LET GO OR BE DRAGGED!

                                                         

I presented the Sutra on The Better Way to Live Alone to the Pine Gate Mindfulness Community on our First Saturday Mindfulness gathering in February 2015.

Pine Gate Meditation Hall

I really like the brevity and impact of this sutra. After reading it out to the sangha I used a series of quotes from elsewhere to get the sangha juices flowing.  I began the dharma talk with my favorite fridge magnet – LET GO OR BE DRAGGED – and then moved on to the quotes, which were read aloud by different sangha members. The discussion was illuminating with poignant and direct reflections on experience. I introduced Right View and the Eightfold Path into the conversation. Once Right Mindfulness and Right Concentration spark the engine of Right View so that views transform into insights, then there is a cascade of insight from Right View pouring into all thinking, speaking and action – the rest of the Eightfold Path. When our tired old stories prevail and do not transform into insights, then we have wrong views cascading through thinking, speaking and action. And that ensures the presence of suffering.

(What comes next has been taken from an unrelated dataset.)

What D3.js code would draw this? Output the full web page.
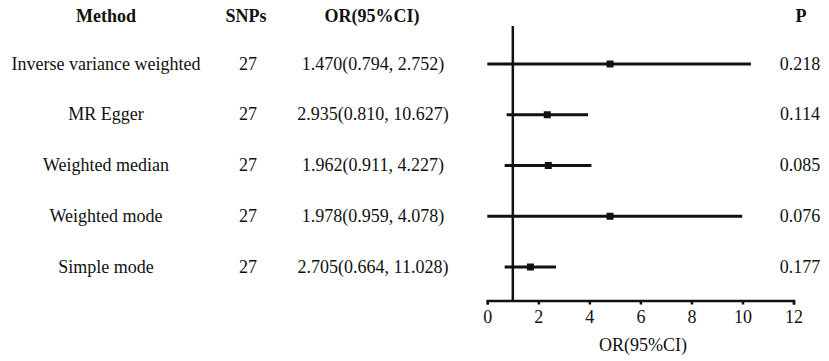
<!DOCTYPE html>
<html>
<head>
<meta charset="utf-8">
<script src="https://cdn.jsdelivr.net/npm/d3@7"></script>
<style>
  body { margin: 0; background: #fff; }
  svg text { font-family: "Liberation Serif", "Times New Roman", serif !important; fill: #111; }
</style>
</head>
<body>
<svg id="chart" width="829" height="361"></svg>
<script>
// table columns
var methods = ["Inverse variance weighted", "MR Egger", "Weighted median", "Weighted mode", "Simple mode"];
var snps = [27, 27, 27, 27, 27];
var orText = ["1.470(0.794, 2.752)", "2.935(0.810, 10.627)", "1.962(0.911, 4.227)",
              "1.978(0.959, 4.078)", "2.705(0.664, 11.028)"];
var pValues = ["0.218", "0.114", "0.085", "0.076", "0.177"];

// plotted estimates
var est = [4.81, 2.35, 2.39, 4.81, 1.69];
var lower = [0.0, 0.76, 0.68, 0.0, 0.68];
var upper = [10.33, 3.95, 4.08, 9.99, 2.69];
var xTicks = [0, 2, 4, 6, 8, 10, 12];

var svg = d3.select("#chart");
var serif = "Liberation Serif, Times New Roman, serif";

var x = d3.scaleLinear().domain([0, 12]).range([487.3, 793.5]);
var y = d3.scalePoint().domain(d3.range(methods.length)).range([64, 267]);
var axisY = 300.5;

// headers
var headers = [
  {t: "Method", x: 106},
  {t: "SNPs", x: 246},
  {t: "OR(95%CI)", x: 372},
  {t: "P", x: 801}
];
svg.selectAll(".hdr").data(headers).enter().append("text")
  .attr("class", "hdr")
  .attr("x", function(d) { return d.x; })
  .attr("y", 22)
  .attr("text-anchor", "middle")
  .attr("font-family", serif)
  .style("font-size", "18px")
  .style("font-weight", "bold")
  .text(function(d) { return d.t; });

// row text
var rows = svg.selectAll(".row").data(methods).enter().append("g")
  .attr("class", "row")
  .attr("font-family", serif)
  .style("font-size", "18px")
  .attr("transform", function(d, i) { return "translate(0," + (y(i) + 5.5) + ")"; });

rows.append("text").attr("x", 106).attr("text-anchor", "middle")
  .text(function(d) { return d; });
rows.append("text").attr("x", 248).attr("text-anchor", "middle")
  .text(function(d, i) { return snps[i]; });
rows.append("text").attr("x", 373).attr("text-anchor", "middle")
  .text(function(d, i) { return orText[i]; });
rows.append("text").attr("x", 800).attr("text-anchor", "middle")
  .text(function(d, i) { return pValues[i]; });

// x axis
var axis = svg.append("g")
  .attr("transform", "translate(0," + axisY + ")")
  .call(d3.axisBottom(x).tickValues(xTicks).tickSize(4).tickPadding(6).tickFormat(d3.format("d")))
  .attr("font-family", serif)
  .attr("font-size", 18);
axis.select(".domain").attr("stroke", "#111").attr("stroke-width", 2.5);
axis.selectAll(".tick line").attr("stroke", "#111").attr("stroke-width", 2.5);
axis.selectAll(".tick text").attr("fill", "#111");

svg.append("text")
  .attr("x", 643).attr("y", 351)
  .attr("text-anchor", "middle")
  .attr("font-family", serif)
  .style("font-size", "18px")
  .text("OR(95%CI)");

// reference line at OR = 1
svg.append("line")
  .attr("x1", x(1)).attr("x2", x(1))
  .attr("y1", 26).attr("y2", axisY)
  .attr("stroke", "#111").attr("stroke-width", 2.5);

// CI lines
svg.selectAll(".ci").data(est).enter().append("line")
  .attr("class", "ci")
  .attr("x1", function(d, i) { return x(lower[i]); })
  .attr("x2", function(d, i) { return x(upper[i]); })
  .attr("y1", function(d, i) { return y(i); })
  .attr("y2", function(d, i) { return y(i); })
  .attr("stroke", "#111").attr("stroke-width", 3);

// point estimates
svg.selectAll(".pt").data(est).enter().append("rect")
  .attr("class", "pt")
  .attr("x", function(d) { return x(d) - 3.5; })
  .attr("y", function(d, i) { return y(i) - 3.5; })
  .attr("width", 7).attr("height", 7)
  .attr("fill", "#111");
</script>
</body>
</html>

This eighteen line sutra is immense, as it contains the essence of the Buddha’s teachings about not getting imprisoned by past, future and present circumstances. They are all enslaving ghosts until we cultivate sufficient attention from the present moment. The key lines for me are:

“Do not pursue the past.

Do not lose yourself in the future.

The past no longer is.

The future has yet to come.

Looking deeply at life as it is

In the very here and now

The practitioner dwells

In stability and freedom.”

Buddha Picture

I also felt that Osho really nailed it in the first quote. I found this way of presenting the material to be novel and useful.

Quotes

There is a teaching on “The Better Way to Live Alone” which defines “living alone” to be the experience of having one’s mind free of thoughts about the past and future, but is instead focused on the “present moment.”  But I can live physically alone but not be alone at all. If my mind is full of memories of the past and thoughts of the future, I can live physically alone but not be alone at all. If my mind is full of memories of the past and thoughts of the future, I can live physically alone while dialoguing with the deceased, reliving a past conversation or some painful (or joyful) incident or experience. Or I can be mentally rehearsing or imagining some future conversation, some future event.

All of which is the antithesis of “living alone” if I am lost in these thoughts. On the other hand If I am aware and watchful of these thoughts, realizing I am having these thoughts in the present moment, then I am truly “living alone” – even if I am living with 100 other beings. And this leads me to my own “deepest core” of who I am. If I know this, I have the capacity to love

  • Osho

As a single footstep will not make a path on the earth, so a single thought will not make a pathway in the mind. To make a deep physical path, we must think over and over the kind of thoughts we wish to dominate our lives.

  • Henry David Thoreau

Happiness and suffering are dependent upon your mind, upon your interpretation. They do not come from outside, from others. All of your happiness and all of you suffering are created by you, by your own mind.

  • Kyabje Thubten Zopa Rinpoche

My Manifesto: My body and mind are not individual entities that I can do anything I like with – such as filling them with drugs, alcohol, hateful attitudes and violence.  My body and mind exist for future generations therefore I must be aware of what I put into them.  We must also exercise care and responsibility over what we allow into the minds and bodies of our children, to prevent murders from happening in our schools.  Furthermore, this care and responsibility is to prevent young people turning their consumption of violence in on themselves – in the form of suicide.  So we say NO to our children consuming violence through movies, video games, internet and hate concerts. At the same time we say NO to ourselves at engaging in violent and toxic interactions with them.  We must take steps to fill the ethical void, give our children the benefits of our full presence and learn to listen deeply to them so that positive steps are taken to eliminate murders taking place in our schools.